The next morning, after 2 full days of exploring Madrid, we were entirely tired. Our feet ached, we were sore, and we were tired. Taking a day off, we simply stayed in my friend's flat and watched films, ate whatever we wished, and chatted. With New Years Eve the next day, we had our list of festivities. Shopping for groceries at the local Carrefour, we spent the rest of the afternoon getting ready for a classical concert at Teatro Salon Cervantes, Alcala's theatre with a New Years Eve party afterward at my friend's peer's flat. Spending the night and early morning laughing, having fun, and making lasting memories, we explored Alcala at night. With no one in sight, we rang in the New Year with each other, accompanied by a Spanish tradition of eating 12 grapes, signifying 12 months of fruit (both literally and figuratively). New Years Day was my last full day in Spain and we spent it savouring the sights and unspoken beauty of Alcala, as well as eating tapas. I couldn't leave Spain without having tapas. Having a rich experience of Spain, I had a heavy heart regarding my departure since I was not ready to leave. I had to bid Spain adios, but I didn't think it would pass by so quickly, with so much happening, and experiencing so much.

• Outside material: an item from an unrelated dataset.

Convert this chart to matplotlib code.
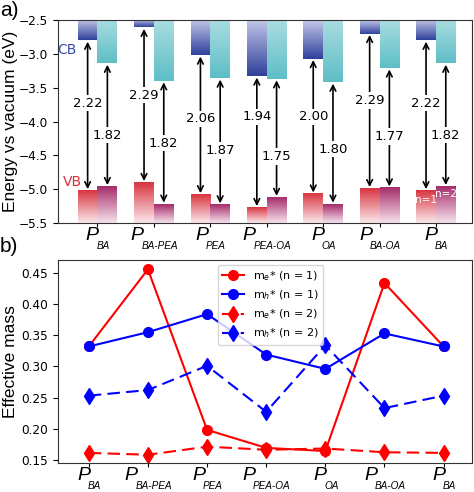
import numpy as np
import matplotlib
matplotlib.use('Agg')
import matplotlib.pyplot as plt
from matplotlib.colors import LinearSegmentedColormap
from matplotlib.font_manager import FontProperties
from matplotlib.textpath import TextPath

plt.rcParams['mathtext.fontset'] = 'custom'
plt.rcParams['mathtext.rm'] = 'DejaVu Sans'
plt.rcParams['mathtext.it'] = 'DejaVu Sans:italic'

# sample names: P with these subscripts
sample_subs = ['BA', 'BA-PEA', 'PEA', 'PEA-OA', 'OA', 'BA-OA', 'BA']

# panel a: band edges (eV vs vacuum)
cb1 = [-2.80, -2.61, -3.02, -3.33, -3.07, -2.70, -2.80]
vb1 = [-5.02, -4.90, -5.08, -5.27, -5.07, -4.99, -5.02]
cb2 = [-3.14, -3.40, -3.36, -3.37, -3.42, -3.21, -3.14]
vb2 = [-4.96, -5.22, -5.23, -5.12, -5.22, -4.98, -4.96]
gap1 = ['2.22', '2.29', '2.06', '1.94', '2.00', '2.29', '2.22']
gap2 = ['1.82', '1.82', '1.87', '1.75', '1.80', '1.77', '1.82']
gap1_y = [-3.73, -3.61, -3.96, -3.93, -3.93, -3.69, -3.73]
gap2_y = [-4.20, -4.32, -4.43, -4.52, -4.41, -4.22, -4.20]

# panel b: effective masses
me1 = [0.332, 0.456, 0.198, 0.169, 0.164, 0.434, 0.332]
mh1 = [0.332, 0.355, 0.384, 0.319, 0.296, 0.353, 0.332]
me2 = [0.161, 0.158, 0.171, 0.166, 0.168, 0.162, 0.161]
mh2 = [0.253, 0.262, 0.301, 0.227, 0.334, 0.233, 0.253]

x = np.arange(len(sample_subs))
w = 0.35
ylo, yhi = -5.5, -2.5

fig = plt.figure(figsize=(4.74, 4.92), dpi=100)
axa = fig.add_axes([0.1224, 0.5467, 0.8734, 0.4126])
axb = fig.add_axes([0.1224, 0.0589, 0.8734, 0.4126])


def grad_bar(ax, x0, x1, y0, y1, c0, c1):
    # vertical gradient: c0 at y0, c1 at y1
    cmap = LinearSegmentedColormap.from_list('g', [c0, c1])
    g = np.linspace(0, 1, 256).reshape(-1, 1)
    ax.imshow(g, cmap=cmap, origin='lower', aspect='auto',
              extent=(x0, x1, y0, y1), zorder=1, interpolation='bilinear')


def sample_ticks(ax):
    # big italic P with a small italic subscript, centred on each tick
    ax.set_xticks(x)
    ax.set_xticklabels([])
    ax.tick_params(axis='x', length=3)
    fp_big = FontProperties(family='Liberation Sans', style='italic', size=14)
    fp_sub = FontProperties(family='Liberation Sans', style='italic', size=7.2)
    tr = ax.get_xaxis_transform()
    for i, sub in enumerate(sample_subs):
        wp = TextPath((0, 0), 'P', prop=fp_big).get_extents().width
        ws = TextPath((0, 0), sub, prop=fp_sub).get_extents().width
        x0 = -(wp + ws - 1.0) / 2
        ax.annotate('P', xy=(i, 0), xycoords=tr, xytext=(x0, -3.0),
                    textcoords='offset points', ha='left', va='top',
                    fontproperties=fp_big, annotation_clip=False)
        ax.annotate(sub, xy=(i, 0), xycoords=tr, xytext=(x0 + wp - 1.0, -13.0),
                    textcoords='offset points', ha='left', va='top',
                    fontproperties=fp_sub, annotation_clip=False)


for i in x:
    grad_bar(axa, i - w, i, cb1[i], yhi, '#2f409c', '#c4c8e8')
    grad_bar(axa, i, i + w, cb2[i], yhi, '#5ebec6', '#aadde1')
    grad_bar(axa, i - w, i, ylo, vb1[i], '#fbe9ed', '#d8343f')
    grad_bar(axa, i, i + w, ylo, vb2[i], '#f6e3ec', '#a52b6b')
    for xc, cb, vb, lab, ly in [(i - w / 2, cb1[i], vb1[i], gap1[i], gap1_y[i]),
                                (i + w / 2, cb2[i], vb2[i], gap2[i], gap2_y[i])]:
        axa.annotate('', xy=(xc, vb), xytext=(xc, cb),
                     arrowprops=dict(arrowstyle='<->', lw=1.2, color='k',
                                     shrinkA=1, shrinkB=1), zorder=3)
        axa.text(xc, ly, lab, ha='center', va='center', fontsize=9.5, zorder=4,
                 bbox=dict(fc='white', ec='none', pad=1.2))

axa.text(-w - 0.02, -2.94, 'CB', color='#3a4fa8', fontsize=10, ha='right', va='center')
axa.text(-w + 0.08, -4.90, 'VB', color='#d8303c', fontsize=10, ha='right', va='center')
axa.text(6 - w / 2, -5.16, 'n=1', color='white', fontsize=7.5, ha='center', va='center')
axa.text(6 + w / 2, -5.07, 'n=2', color='white', fontsize=7.5, ha='center', va='center')

axa.set_xlim(-0.7, 6.64)
axa.set_ylim(ylo, yhi)
axa.set_yticks(np.arange(-5.5, -2.49, 0.5))
sample_ticks(axa)
axa.set_ylabel('Energy vs vacuum (eV)', fontsize=12.5, family='Liberation Sans')
axa.yaxis.set_label_coords(-0.097, 0.5)
axa.tick_params(axis='y', labelsize=8.7)

# panel b
axb.plot(x, me1, '-', color='red', marker='o', ms=7, lw=1.5, label=r'm$_e$* (n = 1)')
axb.plot(x, mh1, '-', color='blue', marker='o', ms=7, lw=1.5, label=r'm$_h$* (n = 1)')
axb.plot(x, me2, color='red', ls=(0, (6, 3)), marker='d', ms=8, lw=1.5, label=r'm$_e$* (n = 2)')
axb.plot(x, mh2, color='blue', ls=(0, (6, 3)), marker='d', ms=8, lw=1.5, label=r'm$_h$* (n = 2)')
axb.set_xlim(-0.52, 6.48)
axb.set_ylim(0.1447, 0.471)
yt = np.arange(0.15, 0.451, 0.05)
axb.set_yticks(yt)
axb.set_yticklabels(['%.2f' % v for v in yt])
sample_ticks(axb)
axb.set_ylabel('Effective mass', fontsize=12.5, family='Liberation Sans')
axb.yaxis.set_label_coords(-0.097, 0.5)
axb.tick_params(axis='y', labelsize=8.7)
axb.legend(loc='upper left', bbox_to_anchor=(0.386, 0.976), borderaxespad=0,
           fontsize=8, handlelength=2.0)

for ax in (axa, axb):
    for s in ax.spines.values():
        s.set_color('#333333')

fig.text(0.0, 0.998, 'a)', fontsize=15, family='Liberation Sans', va='top', ha='left')
fig.text(0.0, 1 - 237 / 492, 'b)', fontsize=15, family='Liberation Sans', va='top', ha='left')

fig.savefig('out.png', dpi=100)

Saying goodbye to the people I just met was incredibly difficult seeing as they made part of my trip. Travelling is not merely the sights I saw or what I purchased as a token of my trip. It is rather the experiences I made and had while being abroad. This certainly illuminated and brought to remembrance many things I want from life, and while being in a foreign country, it was truly fulfilling. This was my first time in Spain, but it is certainly not the last. I will come back and each time, I will see things through a fresh perspective, a new way of thinking, a different way of seeing the world.